On second thought it was not surprising that this far away city of the Andes should be so exacting in dress. Virtually cut off from the world, it was supremely eager to appear cosmopolitan. The result is a tailor’s paradise. No one who aspires to be ranked among the gente decente ever dreams of permitting himself to be seen in public lacking any detail of the equipment, from derby to patent leathers, that makes up the bogotano’s mental picture of a Parisian boulevardier. At first we took this multitude of faultlessly dressed men to mean that the city rolled in wealth. As time went on many a dandy of fashion we had fancied a bank president, or the son of some prince of finance, turned out to be a side-street barber, or the keeper of a four-by-six book-stall, if not indeed without even so legitimate a source of income. It is due, no doubt, to some misinterpretation of the European fashion sheets that the main street corners were habitually blocked long before noon by men and youths in Prince Alberts, who spent the greater part of the day leaning with Parisian nonchalance on silver-headed canes.
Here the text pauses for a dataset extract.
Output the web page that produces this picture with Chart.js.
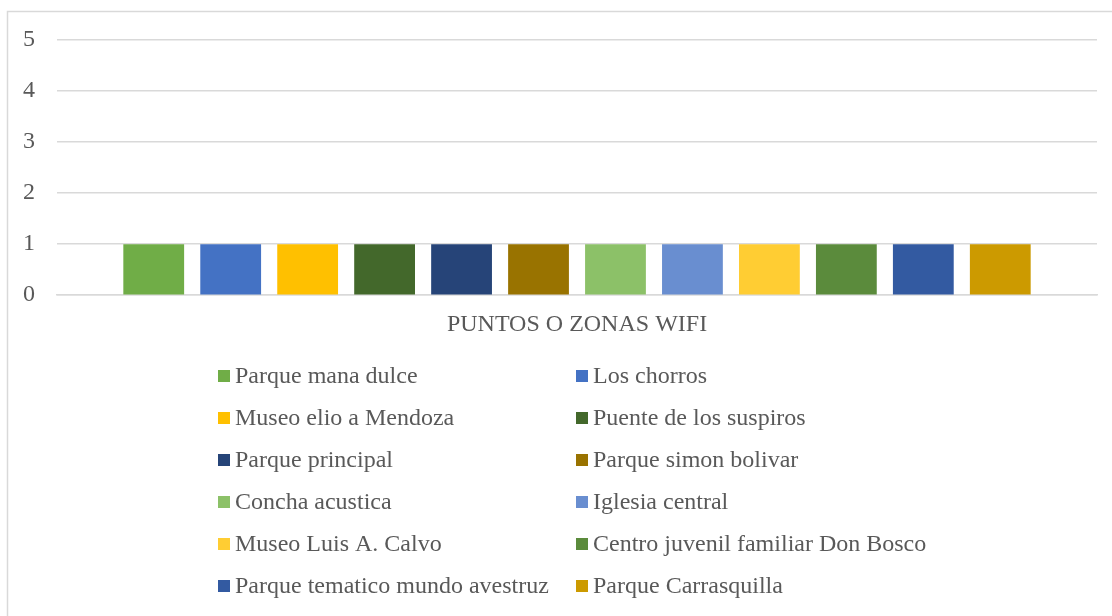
<!DOCTYPE html>
<html>
<head>
<meta charset="utf-8">
<script src="https://cdn.jsdelivr.net/npm/chart.js@4.4.0/dist/chart.umd.min.js"></script>
<style>
  html, body { margin: 0; padding: 0; background: #fff; }
  #wrap { width: 1112px; height: 616px; position: relative; }
</style>
</head>
<body>
<div id="wrap"><canvas id="grafico" width="1112" height="616"></canvas></div>
<script>
const categorias = ['PUNTOS O ZONAS WIFI'];
const zonas = [
    'Parque mana dulce', 'Los chorros',
    'Museo elio a Mendoza', 'Puente de los suspiros',
    'Parque principal', 'Parque simon bolivar',
    'Concha acustica', 'Iglesia central',
    'Museo Luis A. Calvo', 'Centro juvenil familiar Don Bosco',
    'Parque tematico mundo avestruz', 'Parque Carrasquilla'
];
const valores = [1, 1, 1, 1, 1, 1, 1, 1, 1, 1, 1, 1];
const colores = [
    '#70AD47', '#4472C4', '#FFC000', '#43682B', '#264478', '#997300',
    '#8CC168', '#698ED0', '#FFCD33', '#5B8B3C', '#335AA1', '#CC9A00'
];

const gris = '#595959';
const fuente = '"Liberation Serif", "Times New Roman", serif';

// borde exterior del grafico
const bordePlugin = {
    id: 'borde',
    beforeDraw(chart) {
        const ctx = chart.ctx;
        ctx.save();
        ctx.fillStyle = '#fff';
        ctx.fillRect(0, 0, chart.width, chart.height);
        ctx.strokeStyle = '#d9d9d9';
        ctx.lineWidth = 1.5;
        ctx.strokeRect(7.5, 11.5, 1200, 700);
        ctx.restore();
    }
};

// leyenda en dos columnas
const leyendaPlugin = {
    id: 'leyenda',
    afterDraw(chart) {
        const ctx = chart.ctx;
        const colX = [218, 576];
        const y0 = 376, paso = 42;
        ctx.save();
        ctx.font = '24px ' + fuente;
        ctx.textBaseline = 'middle';
        ctx.textAlign = 'left';
        chart.data.datasets.forEach((ds, i) => {
            const x = colX[i % 2];
            const y = y0 + paso * Math.floor(i / 2);
            ctx.fillStyle = ds.backgroundColor;
            ctx.fillRect(x, y - 6, 12, 12);
            ctx.fillStyle = gris;
            ctx.fillText(ds.label, x + 17, y + 1);
        });
        ctx.restore();
    }
};

const datasets = zonas.map((nombre, i) => ({
    label: nombre,
    data: [valores[i]],
    backgroundColor: colores[i],
    borderWidth: 0,
    categoryPercentage: 0.888,
    barPercentage: 0.79
}));

new Chart(document.getElementById('grafico'), {
    type: 'bar',
    data: { labels: categorias, datasets: datasets },
    options: {
        responsive: false,
        animation: false,
        layout: { padding: { left: 1, right: 15, top: 40, bottom: 262 } },
        plugins: {
            legend: { display: false },
            tooltip: { enabled: false }
        },
        scales: {
            x: {
                grid: { display: false, drawTicks: false },
                border: { display: true, color: '#d9d9d9', width: 1.5 },
                ticks: { color: gris, font: { family: fuente, size: 24 }, padding: 15 }
            },
            y: {
                min: 0,
                max: 5,
                ticks: { stepSize: 1, color: gris, font: { family: fuente, size: 24 }, padding: 22 },
                grid: { color: '#d9d9d9', lineWidth: 1.5, drawTicks: false },
                border: { display: false }
            }
        }
    },
    plugins: [bordePlugin, leyendaPlugin]
});
</script>
</body>
</html>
The women of the better class, on the other hand, are never seen disguised as Parisians except on rare gala occasions. At morning mass, or in their circumspect tours of shopping, they appear swathed from head to foot in the black manto, a shawl-like thing of thin texture wound about head and body to the hips and leaving only a bit of the face and a bare glimpse of their blue-black hair visible. To us the costume was pleasing in its simplicity. Bogotanos, however, complain that it is triste—sad, and in time we too came to have that impression, as if the sex had gone perpetually into mourning for the ways of its male relatives.